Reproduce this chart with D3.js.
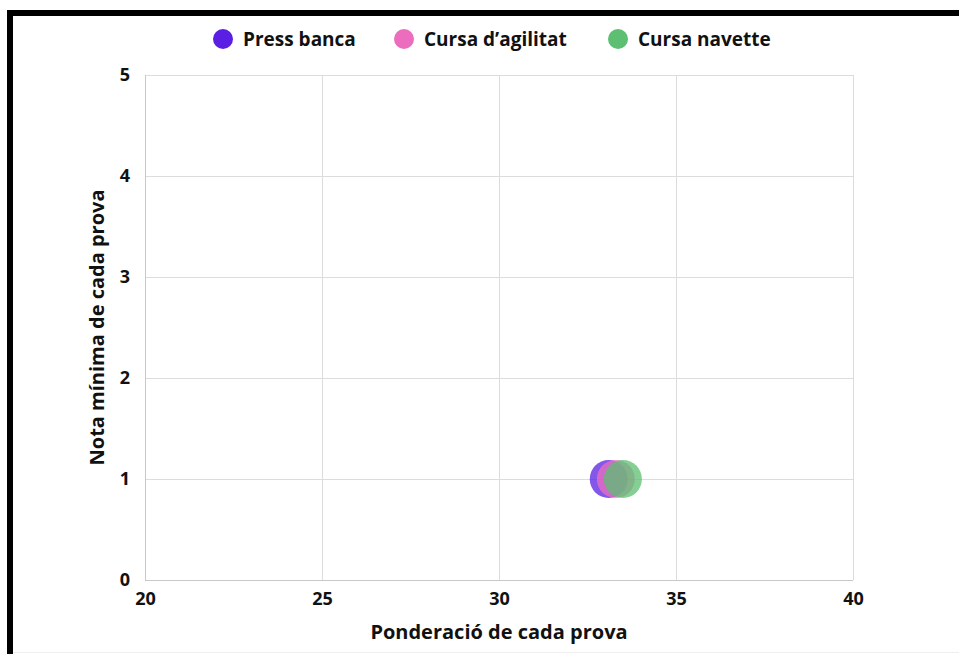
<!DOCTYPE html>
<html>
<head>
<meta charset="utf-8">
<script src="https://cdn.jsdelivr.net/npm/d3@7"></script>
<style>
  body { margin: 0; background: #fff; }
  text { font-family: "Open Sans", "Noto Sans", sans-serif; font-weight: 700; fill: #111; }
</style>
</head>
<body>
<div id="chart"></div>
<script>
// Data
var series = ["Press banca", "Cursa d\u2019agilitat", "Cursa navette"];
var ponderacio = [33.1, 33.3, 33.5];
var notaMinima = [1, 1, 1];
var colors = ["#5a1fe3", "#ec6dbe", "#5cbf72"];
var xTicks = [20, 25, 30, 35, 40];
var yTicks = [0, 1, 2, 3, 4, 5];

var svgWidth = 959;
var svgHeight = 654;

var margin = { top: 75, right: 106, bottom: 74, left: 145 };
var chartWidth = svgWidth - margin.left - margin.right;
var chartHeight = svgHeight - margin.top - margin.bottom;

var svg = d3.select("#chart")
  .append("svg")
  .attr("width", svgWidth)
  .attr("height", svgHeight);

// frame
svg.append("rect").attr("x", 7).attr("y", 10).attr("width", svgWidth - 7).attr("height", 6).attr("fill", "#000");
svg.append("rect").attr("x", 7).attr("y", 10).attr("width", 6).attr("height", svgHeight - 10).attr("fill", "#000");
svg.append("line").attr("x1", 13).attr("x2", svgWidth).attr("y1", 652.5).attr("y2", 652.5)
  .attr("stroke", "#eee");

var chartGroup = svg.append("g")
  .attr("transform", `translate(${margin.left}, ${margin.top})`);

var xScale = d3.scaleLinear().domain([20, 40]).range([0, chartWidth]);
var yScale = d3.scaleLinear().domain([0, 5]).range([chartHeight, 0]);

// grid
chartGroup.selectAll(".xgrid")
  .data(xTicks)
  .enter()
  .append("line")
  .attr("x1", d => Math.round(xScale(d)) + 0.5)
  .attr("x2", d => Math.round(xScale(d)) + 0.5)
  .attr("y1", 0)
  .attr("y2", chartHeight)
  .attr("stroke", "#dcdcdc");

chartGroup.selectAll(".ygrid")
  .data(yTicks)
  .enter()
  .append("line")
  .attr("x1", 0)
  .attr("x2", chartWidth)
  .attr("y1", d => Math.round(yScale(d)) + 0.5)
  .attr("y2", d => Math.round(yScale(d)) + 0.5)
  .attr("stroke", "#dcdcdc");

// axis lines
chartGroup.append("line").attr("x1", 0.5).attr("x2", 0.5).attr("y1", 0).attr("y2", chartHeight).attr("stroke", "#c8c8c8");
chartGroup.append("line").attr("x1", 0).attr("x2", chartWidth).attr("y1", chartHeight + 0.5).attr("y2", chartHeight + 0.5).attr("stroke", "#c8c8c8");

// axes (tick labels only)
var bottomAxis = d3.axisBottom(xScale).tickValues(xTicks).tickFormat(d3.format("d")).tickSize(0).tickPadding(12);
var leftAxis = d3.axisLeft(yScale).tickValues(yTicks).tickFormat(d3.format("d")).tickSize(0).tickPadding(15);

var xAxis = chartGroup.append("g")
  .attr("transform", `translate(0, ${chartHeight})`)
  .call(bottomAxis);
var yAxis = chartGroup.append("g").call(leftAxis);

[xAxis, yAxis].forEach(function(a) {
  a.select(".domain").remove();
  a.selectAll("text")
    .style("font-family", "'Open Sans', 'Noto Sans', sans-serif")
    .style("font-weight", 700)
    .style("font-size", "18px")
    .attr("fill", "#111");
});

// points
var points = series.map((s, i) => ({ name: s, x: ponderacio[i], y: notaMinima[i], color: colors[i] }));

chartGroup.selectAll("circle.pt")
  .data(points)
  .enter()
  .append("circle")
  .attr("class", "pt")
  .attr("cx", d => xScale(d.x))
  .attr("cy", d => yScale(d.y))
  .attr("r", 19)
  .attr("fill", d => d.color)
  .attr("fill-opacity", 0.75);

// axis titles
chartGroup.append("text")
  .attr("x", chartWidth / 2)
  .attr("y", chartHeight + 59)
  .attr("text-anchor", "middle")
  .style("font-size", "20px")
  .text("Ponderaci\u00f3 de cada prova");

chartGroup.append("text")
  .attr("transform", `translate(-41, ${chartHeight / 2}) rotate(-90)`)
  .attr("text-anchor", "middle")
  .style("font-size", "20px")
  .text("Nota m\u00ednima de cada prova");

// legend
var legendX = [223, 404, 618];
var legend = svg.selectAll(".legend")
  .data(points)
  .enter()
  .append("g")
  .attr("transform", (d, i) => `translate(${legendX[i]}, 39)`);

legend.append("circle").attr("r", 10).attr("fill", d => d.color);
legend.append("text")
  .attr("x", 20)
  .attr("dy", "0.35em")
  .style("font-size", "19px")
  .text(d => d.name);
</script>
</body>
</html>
##############################
Repeat the data above exactly, but not the pictures.

Reproduce this chart with D3.js.
<!DOCTYPE html>
<html>
<head>
<meta charset="utf-8">
<script src="https://cdn.jsdelivr.net/npm/d3@7"></script>
<style>
  body { margin: 0; background: #fff; }
  text { font-family: "Open Sans", "Noto Sans", sans-serif; font-weight: 700; fill: #111; }
</style>
</head>
<body>
<div id="chart"></div>
<script>
// Data
var series = ["Press banca", "Cursa d\u2019agilitat", "Cursa navette"];
var ponderacio = [33.1, 33.3, 33.5];
var notaMinima = [1, 1, 1];
var colors = ["#5a1fe3", "#ec6dbe", "#5cbf72"];
var xTicks = [20, 25, 30, 35, 40];
var yTicks = [0, 1, 2, 3, 4, 5];

var svgWidth = 959;
var svgHeight = 654;

var margin = { top: 75, right: 106, bottom: 74, left: 145 };
var chartWidth = svgWidth - margin.left - margin.right;
var chartHeight = svgHeight - margin.top - margin.bottom;

var svg = d3.select("#chart")
  .append("svg")
  .attr("width", svgWidth)
  .attr("height", svgHeight);

// frame
svg.append("rect").attr("x", 7).attr("y", 10).attr("width", svgWidth - 7).attr("height", 6).attr("fill", "#000");
svg.append("rect").attr("x", 7).attr("y", 10).attr("width", 6).attr("height", svgHeight - 10).attr("fill", "#000");
svg.append("line").attr("x1", 13).attr("x2", svgWidth).attr("y1", 652.5).attr("y2", 652.5)
  .attr("stroke", "#eee");

var chartGroup = svg.append("g")
  .attr("transform", `translate(${margin.left}, ${margin.top})`);

var xScale = d3.scaleLinear().domain([20, 40]).range([0, chartWidth]);
var yScale = d3.scaleLinear().domain([0, 5]).range([chartHeight, 0]);

// grid
chartGroup.selectAll(".xgrid")
  .data(xTicks)
  .enter()
  .append("line")
  .attr("x1", d => Math.round(xScale(d)) + 0.5)
  .attr("x2", d => Math.round(xScale(d)) + 0.5)
  .attr("y1", 0)
  .attr("y2", chartHeight)
  .attr("stroke", "#dcdcdc");

chartGroup.selectAll(".ygrid")
  .data(yTicks)
  .enter()
  .append("line")
  .attr("x1", 0)
  .attr("x2", chartWidth)
  .attr("y1", d => Math.round(yScale(d)) + 0.5)
  .attr("y2", d => Math.round(yScale(d)) + 0.5)
  .attr("stroke", "#dcdcdc");

// axis lines
chartGroup.append("line").attr("x1", 0.5).attr("x2", 0.5).attr("y1", 0).attr("y2", chartHeight).attr("stroke", "#c8c8c8");
chartGroup.append("line").attr("x1", 0).attr("x2", chartWidth).attr("y1", chartHeight + 0.5).attr("y2", chartHeight + 0.5).attr("stroke", "#c8c8c8");

// axes (tick labels only)
var bottomAxis = d3.axisBottom(xScale).tickValues(xTicks).tickFormat(d3.format("d")).tickSize(0).tickPadding(12);
var leftAxis = d3.axisLeft(yScale).tickValues(yTicks).tickFormat(d3.format("d")).tickSize(0).tickPadding(15);

var xAxis = chartGroup.append("g")
  .attr("transform", `translate(0, ${chartHeight})`)
  .call(bottomAxis);
var yAxis = chartGroup.append("g").call(leftAxis);

[xAxis, yAxis].forEach(function(a) {
  a.select(".domain").remove();
  a.selectAll("text")
    .style("font-family", "'Open Sans', 'Noto Sans', sans-serif")
    .style("font-weight", 700)
    .style("font-size", "18px")
    .attr("fill", "#111");
});

// points
var points = series.map((s, i) => ({ name: s, x: ponderacio[i], y: notaMinima[i], color: colors[i] }));

chartGroup.selectAll("circle.pt")
  .data(points)
  .enter()
  .append("circle")
  .attr("class", "pt")
  .attr("cx", d => xScale(d.x))
  .attr("cy", d => yScale(d.y))
  .attr("r", 19)
  .attr("fill", d => d.color)
  .attr("fill-opacity", 0.75);

// axis titles
chartGroup.append("text")
  .attr("x", chartWidth / 2)
  .attr("y", chartHeight + 59)
  .attr("text-anchor", "middle")
  .style("font-size", "20px")
  .text("Ponderaci\u00f3 de cada prova");

chartGroup.append("text")
  .attr("transform", `translate(-41, ${chartHeight / 2}) rotate(-90)`)
  .attr("text-anchor", "middle")
  .style("font-size", "20px")
  .text("Nota m\u00ednima de cada prova");

// legend
var legendX = [223, 404, 618];
var legend = svg.selectAll(".legend")
  .data(points)
  .enter()
  .append("g")
  .attr("transform", (d, i) => `translate(${legendX[i]}, 39)`);

legend.append("circle").attr("r", 10).attr("fill", d => d.color);
legend.append("text")
  .attr("x", 20)
  .attr("dy", "0.35em")
  .style("font-size", "19px")
  .text(d => d.name);
</script>
</body>
</html>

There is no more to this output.